Having the artist on hand can certainly clarify procedure in some cases. Sculptor Tom Claassen solves issues around his use of highly degradable rubber by telling conservators how to remake his pieces every ten years. Remaking also underpins the approach to a giant cube of lard sculpted with her teeth that is part of Janine Antoni's work Gnaw, which New York's MOMA recasts for every exhibition using moulds replicating Antoni's bite.

More problematic is the same artist's Lick And Lather. This series of busts of Antoni's torso feature 14 cast in chocolate which she has licked, and 14 cast in soap which she bathed with (it's to signify ageing apparently). While the materials' inherent vice can be dealt with by recasting the busts when they deteriorate, what about the licking and bathing? If someone else licks the chocolate is it still a work 'by' Antoni? Go figure.

Other artists explicitly challenge the concept of conservation, such as painter Anselm Kiefer. His monumental canvases embody the chaos and destruction he saw growing up in Germany's blasted post-war landscape, using techniques such as attaching electrodes to paintings with metallic content to bloom colourful oxides or spattering works with molten lead and acid. Canvases are sent to galleries in full expectation that bits of them will fall off during transit. “It is not so easy having a painting of mine,” Kiefer once noted mischievously.

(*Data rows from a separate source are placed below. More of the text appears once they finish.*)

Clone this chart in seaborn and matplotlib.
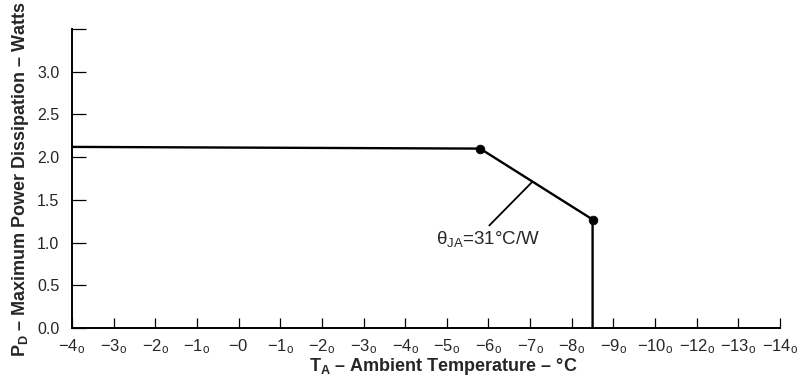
import matplotlib
matplotlib.use("Agg")
import matplotlib.pyplot as plt
import seaborn as sns
import pandas as pd

# derating curve
temps = [-40, 58, 85, 85]
power = [2.12, 2.10, 1.27, 0.0]
knee_temps = [58, 85]
knee_power = [2.10, 1.27]

x_ticks = list(range(-40, 131, 10))
# labels as they appear in the scanned sheet
x_tick_labels = [r"$-4_{\mathrm{o}}$", r"$-3_{\mathrm{o}}$", r"$-2_{\mathrm{o}}$", r"$-1_{\mathrm{o}}$",
                 r"$-0$", r"$-1_{\mathrm{o}}$", r"$-2_{\mathrm{o}}$", r"$-3_{\mathrm{o}}$",
                 r"$-4_{\mathrm{o}}$", r"$-5_{\mathrm{o}}$", r"$-6_{\mathrm{o}}$", r"$-7_{\mathrm{o}}$",
                 r"$-8_{\mathrm{o}}$", r"$-9_{\mathrm{o}}$", r"$-10_{\mathrm{o}}$", r"$-12_{\mathrm{o}}$",
                 r"$-13_{\mathrm{o}}$", r"$-14_{\mathrm{o}}$"]
y_ticks = [0.0, 0.5, 1.0, 1.5, 2.0, 2.5, 3.0, 3.5]
y_tick_labels = ["0.0", "0.5", "1.0", "1.5", "2.0", "2.5", "3.0", ""]

sns.set_theme(style="white")
plt.rcParams["font.family"] = ["Liberation Sans", "DejaVu Sans"]
plt.rcParams["mathtext.fontset"] = "custom"
plt.rcParams["mathtext.rm"] = "Liberation Sans"
plt.rcParams["mathtext.it"] = "Liberation Sans"
plt.rcParams["mathtext.bf"] = "Liberation Sans:bold"

curve = pd.DataFrame({"T": temps, "P": power})
knees = pd.DataFrame({"T": knee_temps, "P": knee_power})

fig = plt.figure(figsize=(7.98, 3.82), dpi=100)
ax = fig.add_axes([72 / 798, 1 - 328 / 382, 708 / 798, 299 / 382])

sns.lineplot(data=curve, x="T", y="P", sort=False, estimator=None, color="black", linewidth=1.7, ax=ax)
sns.scatterplot(data=knees, x="T", y="P", color="black", s=40, edgecolor="black", zorder=5, ax=ax)

# leader line to the slope label
ax.annotate("", xy=(70.5, 1.71), xytext=(60.2, 1.20),
            arrowprops=dict(arrowstyle="-", color="black", lw=1.3, shrinkA=0, shrinkB=0))
ax.text(60, 1.04, r"θ$_{\mathrm{JA}}$=31°C/W", ha="center", va="center", fontsize=13.5)

ax.set_xlim(-40, 130)
ax.set_ylim(0, 3.5)
ax.set_xticks(x_ticks)
ax.set_xticklabels(x_tick_labels, fontsize=12)
ax.set_yticks(y_ticks)
ax.set_yticklabels(y_tick_labels, fontsize=11.5)

for side in ["top", "right"]:
    ax.spines[side].set_visible(False)
for side in ["left", "bottom"]:
    ax.spines[side].set_color("black")
    ax.spines[side].set_linewidth(1.4)

ax.tick_params(axis="x", bottom=True, direction="in", length=7, width=0.9, color="black", pad=7)
ax.tick_params(axis="y", left=True, direction="in", length=10, width=0.9, color="black", pad=9)

ax.set_xlabel(r"$\mathbf{T_A}$ – Ambient Temperature – °C", fontsize=13, fontweight="bold")
ax.set_ylabel(r"$\mathbf{P_D}$ – Maximum Power Dissipation – Watts", fontsize=13, fontweight="bold")
ax.xaxis.set_label_coords(0.525, -0.095)
ax.yaxis.set_label_coords(-0.058, 0.5)

fig.savefig("out.png", dpi=100)
plt.close(fig)
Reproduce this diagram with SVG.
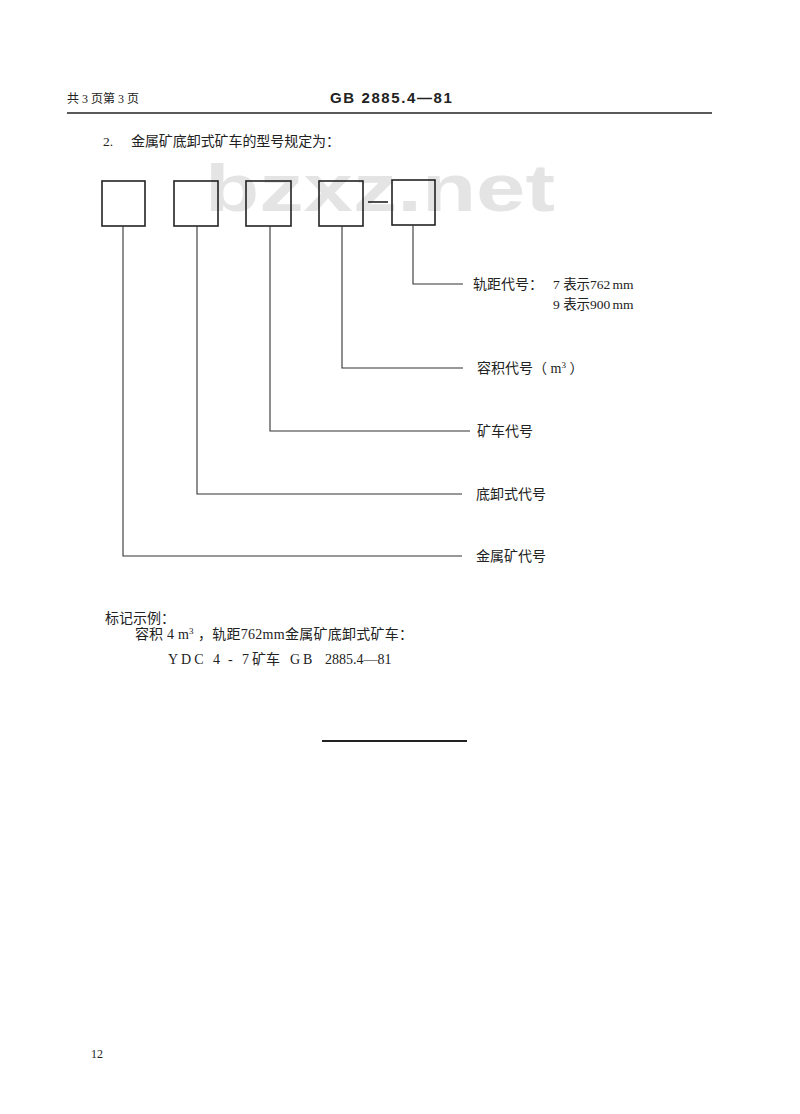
<svg xmlns="http://www.w3.org/2000/svg" width="800" height="1114" viewBox="0 0 800 1114">
<style>
.t{font-family:"Liberation Serif","Noto Sans CJK SC",serif;font-size:13.5px;fill:#222}
.c{font-size:14px}
.box{fill:none;stroke:#222;stroke-width:1.6}
.ln{fill:none;stroke:#333;stroke-width:1.1}
.wm{font-family:"Liberation Sans","DejaVu Sans",sans-serif;font-weight:bold;font-size:66px;fill:#e4e4e4}
</style>
<rect width="800" height="1114" fill="#fff"/>
<text class="wm" x="205" y="211" textLength="350" lengthAdjust="spacingAndGlyphs">bzxz.net</text>
<g id="header">
<text class="t" x="67" y="103" style="font-size:12px">共 3 页第 3 页</text>
<text x="330" y="103" style="font-family:'Liberation Sans',sans-serif;font-weight:bold;font-size:15px;fill:#222" letter-spacing="1.6">GB 2885.4—81</text>
<line x1="67" y1="113" x2="712" y2="113" stroke="#222" stroke-width="1.6"/>
</g>
<text class="t" x="103" y="146">2.</text>
<text class="t c" x="131" y="146" textLength="209">金属矿底卸式矿车的型号规定为：</text>
<g id="box1"><rect class="box" x="102" y="181" width="43" height="45"/></g>
<g id="box2"><rect class="box" x="174" y="181" width="44" height="45"/></g>
<g id="box3"><rect class="box" x="246" y="181" width="45" height="45"/></g>
<g id="box4"><rect class="box" x="319" y="181" width="44" height="45"/></g>
<g id="box5"><rect class="box" x="392" y="180" width="43" height="45"/></g>
<g id="connectors">
<line x1="368" y1="202" x2="388" y2="202" stroke="#222" stroke-width="1.6"/>
<polyline class="ln" points="413,225 413,284 463,284"/>
<polyline class="ln" points="342,226 342,368 463,368"/>
<polyline class="ln" points="270,226 270,431 470,431"/>
<polyline class="ln" points="197,226 197,494 462,494"/>
<polyline class="ln" points="123,226 123,556 462,556"/>
</g>
<g id="label5">
<text class="t c" x="473" y="289">轨距代号：</text>
<text class="t" x="553" y="289">7 表示762<tspan dx="2">mm</tspan></text>
<text class="t" x="553" y="309">9 表示900<tspan dx="2">mm</tspan></text>
</g>
<g id="label4"><text class="t c" x="477" y="373">容积代号（ m<tspan dy="-5" style="font-size:9px">3</tspan><tspan dy="5"> ）</tspan></text></g>
<g id="label3"><text class="t c" x="477" y="436">矿车代号</text></g>
<g id="label2"><text class="t c" x="476" y="499">底卸式代号</text></g>
<g id="label1"><text class="t c" x="476" y="561">金属矿代号</text></g>
<g id="example">
<text class="t c" x="105" y="623">标记示例：</text>
<text class="t c" y="639"><tspan x="135">容积</tspan><tspan x="167">4</tspan><tspan x="178">m</tspan><tspan dy="-5" style="font-size:9px">3</tspan><tspan x="198" dy="5" textLength="215">，轨距762mm金属矿底卸式矿车：</tspan></text>
<text class="t c" y="664"><tspan x="168" letter-spacing="3">YDC</tspan><tspan x="213">4</tspan><tspan x="228">-</tspan><tspan x="242">7</tspan><tspan x="252">矿车</tspan><tspan x="290" letter-spacing="3">GB</tspan><tspan x="325">2885.4—81</tspan></text>
<line x1="322" y1="741" x2="467" y2="741" stroke="#222" stroke-width="2"/>
</g>
<text class="t" x="91" y="1058" style="font-size:12px">12</text>
</svg>
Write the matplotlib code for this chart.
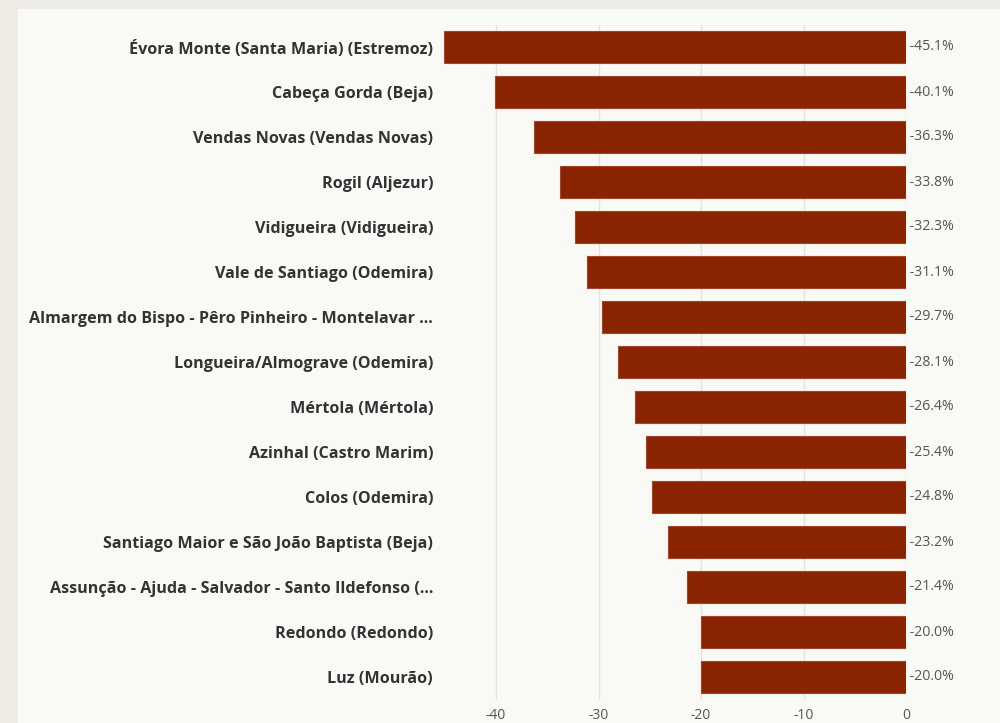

Technology itself suffers from inherent vice. Obsolescence or breakdown make migration (upgrading from old to newer media) and emulation (simulating an older technology with a newer one) part and parcel of conservation debate in the field of video, film and computer art. Some artists acknowledge the issues and try to help. When London's Tate Gallery bought Michael Craig-Martin's 2003 work Becoming – an endlessly changing LCD screen computer-generated animation - the artist provided its basic source code as a cornerstone for future exhibition on whatever screens might be around in the future.

Some works resist such future-proofing, however. While late artist Nam June Paik was famously flexible regarding curatorial display choices, his work itself can pose problems. Take his 1986 piece Video Flag, based on a kaleidoscopic wall of 70 cathode-ray tube TVs whose fuzzy scan-lined pictures are integral to the work's appearance. Old TVs break down – plus they can't simply be put in long-term storage as they need periodic powering up to keep the diodes working. After initially scrambling to buy old CRT sets on eBay, conservator John Hirx decided emulation was the only long-term answer, making new sets that capture as closely as possible the look and feel of the old.   

Such interventions highlight a tension between artists' wishes, the object itself, and the wishes of owners, whether a gallery or collector. Given the vast monetary value of some art, perhaps it's no surprise the law has weighed into the debate - though legislators have reached different conclusions on either side of the Atlantic. 

Since the 1880s, Europe's Berne Convention has protected artists' right to maintain the “integrity” of their work from “distortion, mutilation or other modification” - and conservation could be counted as “other modification” to a litigious artist. But in 1990, America's Visual Artists Rights Act (VARA) created a conservators' charter by stating “the modification of a work of visual which is the result of conservation... is not a destruction, distortion...or other modification.” So on one side of the pond, moral rights veer towards the artist, on the other towards the object.

In the end, perhaps best to just enjoy art as a manifestation of human creativity and freedom of expression, however it is made or displayed. “I would never advise an artist not to use ephemeral media - or a curator not to acquire the work,” says Glenn Wharton. “If art production was driven by durability alone, everything would be carved in granite. What a boring world that would be.”